* [WHAT YOU ARE ASKED TO DO]: Write out the opening lines of the data word for word, up to and including the line with "const purpleData = toData(rRest, zPurple);", and leave every picture and every later line out.

*** DATA PROVIDED ***

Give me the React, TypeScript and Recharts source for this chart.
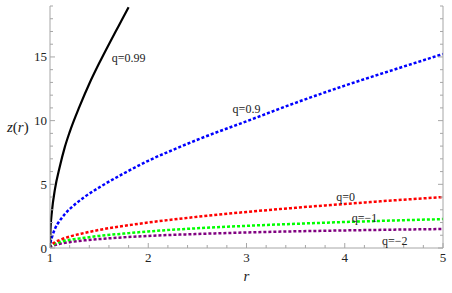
import React from 'react';
import { LineChart, Line, XAxis, YAxis, ReferenceDot } from 'recharts';

// r samples and z(r) values
const rBlack = [1.0, 1.005, 1.02, 1.05, 1.1, 1.15, 1.2, 1.3, 1.4, 1.5, 1.6, 1.7, 1.8];
const zBlack = [0, 1.45, 2.9, 4.6, 6.4, 7.9, 9.1, 11.1, 12.9, 14.5, 16.0, 17.45, 18.9];

const rBlue = [1.0, 1.005, 1.02, 1.05, 1.1, 1.15, 1.25, 1.35, 1.5, 1.75, 2.0, 2.25, 2.5, 3.0, 3.5, 4.0, 4.5, 5.0];
const zBlue = [0, 0.4, 0.85, 1.5, 2.15, 2.65, 3.4, 4.0, 4.75, 5.85, 6.85, 7.7, 8.5, 9.95, 11.4, 12.75, 14.0, 15.23];

const rRest = [1.0, 1.005, 1.02, 1.05, 1.1, 1.2, 1.35, 1.5, 1.75, 2.0, 2.5, 3.0, 3.5, 4.0, 4.5, 5.0];
const zRed = [0, 0.14, 0.28, 0.45, 0.63, 0.9, 1.18, 1.42, 1.73, 2.0, 2.45, 2.83, 3.16, 3.46, 3.74, 4.0];
const zGreen = [0, 0.1, 0.2, 0.34, 0.47, 0.64, 0.8, 0.95, 1.13, 1.3, 1.55, 1.74, 1.9, 2.04, 2.16, 2.27];
const zPurple = [0, 0.07, 0.14, 0.23, 0.33, 0.46, 0.6, 0.7, 0.84, 0.95, 1.1, 1.22, 1.31, 1.38, 1.44, 1.49];

const xTicks = [1, 1.2, 1.4, 1.6, 1.8, 2, 2.2, 2.4, 2.6, 2.8, 3, 3.2, 3.4, 3.6, 3.8, 4, 4.2, 4.4, 4.6, 4.8, 5];
const yTicks = [0, 1, 2, 3, 4, 5, 6, 7, 8, 9, 10, 11, 12, 13, 14, 15, 16, 17, 18, 19];

const curveLabels = [
  { text: 'q=0.99', r: 1.8, z: 14.95 },
  { text: 'q=0.9', r: 3.0, z: 10.95 },
  { text: 'q=0', r: 4.01, z: 4.05 },
  { text: 'q=\u22121', r: 4.2, z: 2.4 },
  { text: 'q=\u22122', r: 4.51, z: 0.55 },
];

const toData = (rs: number[], zs: number[]) => rs.map((r, i) => ({ r, z: zs[i] }));
const blackData = toData(rBlack, zBlack);
const blueData = toData(rBlue, zBlue);
const redData = toData(rRest, zRed);
const greenData = toData(rRest, zGreen);
const purpleData = toData(rRest, zPurple);

const FRAME = '#a6a6a6';
const FONT = 'Liberation Serif, Times New Roman, serif';
const TXT = '#222';
const txtStyle = { fontFamily: FONT };

const majX = (v: number) => Math.abs(v - Math.round(v)) < 1e-6;
const majY = (v: number) => v % 5 === 0;

const BottomTick = (p: any) => {
  const { x, y, payload } = p;
  const m = majX(payload.value);
  return (
    <g>
      <line x1={x} x2={x} y1={y} y2={y - (m ? 5 : 3)} stroke={FRAME} />
      {m && (
        <text x={x} y={y + 14} textAnchor="middle" fontSize={13} style={txtStyle} fill={TXT}>
          {payload.value}
        </text>
      )}
    </g>
  );
};
const TopTick = (p: any) => {
  const { x, y, payload } = p;
  const m = majX(payload.value);
  return <line x1={x} x2={x} y1={y} y2={y + (m ? 5 : 3)} stroke={FRAME} />;
};
const LeftTick = (p: any) => {
  const { x, y, payload } = p;
  const m = majY(payload.value);
  return (
    <g>
      <line x1={x} x2={x + (m ? 5 : 3)} y1={y} y2={y} stroke={FRAME} />
      {m && (
        <text x={x - 3} y={y + 4.5} textAnchor="end" fontSize={13} style={txtStyle} fill={TXT}>
          {payload.value}
        </text>
      )}
    </g>
  );
};
const RightTick = (p: any) => {
  const { x, y, payload } = p;
  const m = majY(payload.value);
  return <line x1={x} x2={x - (m ? 5 : 3)} y1={y} y2={y} stroke={FRAME} />;
};

const XLabel = (p: any) => {
  const vb = p.viewBox;
  return (
    <text x={vb.x + vb.width / 2} y={vb.y + 33} textAnchor="middle" fontSize={15} fontStyle="italic" style={txtStyle} fill={TXT}>
      r
    </text>
  );
};
const YLabel = (p: any) => {
  const vb = p.viewBox;
  return (
    <text x={vb.x + 7} y={vb.y + vb.height / 2 + 5} fontSize={15} style={txtStyle} fill={TXT}>
      <tspan fontStyle="italic">z</tspan>(<tspan fontStyle="italic">r</tspan>)
    </text>
  );
};

const dash = '3 2';

export default function App() {
  return (
    <div style={{ position: 'absolute', left: 0, top: 0, width: 452, height: 293, background: '#fff' }}>
      <LineChart width={452} height={293} margin={{ top: 6, right: 0, bottom: 0, left: 0 }}>
        <XAxis
          xAxisId="b"
          type="number"
          dataKey="r"
          domain={[1, 5]}
          allowDataOverflow
          ticks={xTicks}
          interval={0}
          tick={<BottomTick />}
          tickLine={false}
          tickSize={0}
          tickMargin={0}
          axisLine={{ stroke: FRAME }}
          height={45}
          label={<XLabel />}
        />
        <XAxis
          xAxisId="t"
          orientation="top"
          type="number"
          dataKey="r"
          domain={[1, 5]}
          allowDataOverflow
          ticks={xTicks}
          interval={0}
          tick={<TopTick />}
          tickLine={false}
          tickSize={0}
          tickMargin={0}
          axisLine={{ stroke: FRAME }}
          height={0}
        />
        <YAxis
          yAxisId="l"
          type="number"
          domain={[0, 19]}
          allowDataOverflow
          ticks={yTicks}
          interval={0}
          tick={<LeftTick />}
          tickLine={false}
          tickSize={0}
          tickMargin={0}
          axisLine={{ stroke: FRAME }}
          width={50}
          label={<YLabel />}
        />
        <YAxis
          yAxisId="rt"
          orientation="right"
          type="number"
          domain={[0, 19]}
          allowDataOverflow
          ticks={yTicks}
          interval={0}
          tick={<RightTick />}
          tickLine={false}
          tickSize={0}
          tickMargin={0}
          axisLine={{ stroke: FRAME }}
          width={9}
        />
        <Line xAxisId="b" yAxisId="l" data={purpleData} dataKey="z" type="monotone" stroke="#800080" strokeWidth={2.5} strokeDasharray={dash} dot={false} isAnimationActive={false} />
        <Line xAxisId="b" yAxisId="l" data={greenData} dataKey="z" type="monotone" stroke="#00ff00" strokeWidth={2.5} strokeDasharray={dash} dot={false} isAnimationActive={false} />
        <Line xAxisId="b" yAxisId="l" data={redData} dataKey="z" type="monotone" stroke="#ff0000" strokeWidth={2.5} strokeDasharray={dash} dot={false} isAnimationActive={false} />
        <Line xAxisId="b" yAxisId="l" data={blueData} dataKey="z" type="monotone" stroke="#0000ff" strokeWidth={2.5} strokeDasharray={dash} dot={false} isAnimationActive={false} />
        <Line xAxisId="b" yAxisId="l" data={blackData} dataKey="z" type="monotone" stroke="#000000" strokeWidth={2.2} dot={false} isAnimationActive={false} />
        {curveLabels.map((c) => (
          <ReferenceDot
            key={c.text}
            xAxisId="b"
            yAxisId="l"
            x={c.r}
            y={c.z}
            r={0}
            fill="none"
            stroke="none"
            label={{ value: c.text, position: 'center', fontSize: 12, style: txtStyle, fill: TXT }}
          />
        ))}
      </LineChart>
    </div>
  );
}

***

* [COMPLETED TASK]:
Give me the React, TypeScript and Recharts source for this chart.
import React from 'react';
import { LineChart, Line, XAxis, YAxis, ReferenceDot } from 'recharts';

// r samples and z(r) values
const rBlack = [1.0, 1.005, 1.02, 1.05, 1.1, 1.15, 1.2, 1.3, 1.4, 1.5, 1.6, 1.7, 1.8];
const zBlack = [0, 1.45, 2.9, 4.6, 6.4, 7.9, 9.1, 11.1, 12.9, 14.5, 16.0, 17.45, 18.9];

const rBlue = [1.0, 1.005, 1.02, 1.05, 1.1, 1.15, 1.25, 1.35, 1.5, 1.75, 2.0, 2.25, 2.5, 3.0, 3.5, 4.0, 4.5, 5.0];
const zBlue = [0, 0.4, 0.85, 1.5, 2.15, 2.65, 3.4, 4.0, 4.75, 5.85, 6.85, 7.7, 8.5, 9.95, 11.4, 12.75, 14.0, 15.23];

const rRest = [1.0, 1.005, 1.02, 1.05, 1.1, 1.2, 1.35, 1.5, 1.75, 2.0, 2.5, 3.0, 3.5, 4.0, 4.5, 5.0];
const zRed = [0, 0.14, 0.28, 0.45, 0.63, 0.9, 1.18, 1.42, 1.73, 2.0, 2.45, 2.83, 3.16, 3.46, 3.74, 4.0];
const zGreen = [0, 0.1, 0.2, 0.34, 0.47, 0.64, 0.8, 0.95, 1.13, 1.3, 1.55, 1.74, 1.9, 2.04, 2.16, 2.27];
const zPurple = [0, 0.07, 0.14, 0.23, 0.33, 0.46, 0.6, 0.7, 0.84, 0.95, 1.1, 1.22, 1.31, 1.38, 1.44, 1.49];

const xTicks = [1, 1.2, 1.4, 1.6, 1.8, 2, 2.2, 2.4, 2.6, 2.8, 3, 3.2, 3.4, 3.6, 3.8, 4, 4.2, 4.4, 4.6, 4.8, 5];
const yTicks = [0, 1, 2, 3, 4, 5, 6, 7, 8, 9, 10, 11, 12, 13, 14, 15, 16, 17, 18, 19];

const curveLabels = [
  { text: 'q=0.99', r: 1.8, z: 14.95 },
  { text: 'q=0.9', r: 3.0, z: 10.95 },
  { text: 'q=0', r: 4.01, z: 4.05 },
  { text: 'q=\u22121', r: 4.2, z: 2.4 },
  { text: 'q=\u22122', r: 4.51, z: 0.55 },
];

const toData = (rs: number[], zs: number[]) => rs.map((r, i) => ({ r, z: zs[i] }));
const blackData = toData(rBlack, zBlack);
const blueData = toData(rBlue, zBlue);
const redData = toData(rRest, zRed);
const greenData = toData(rRest, zGreen);
const purpleData = toData(rRest, zPurple);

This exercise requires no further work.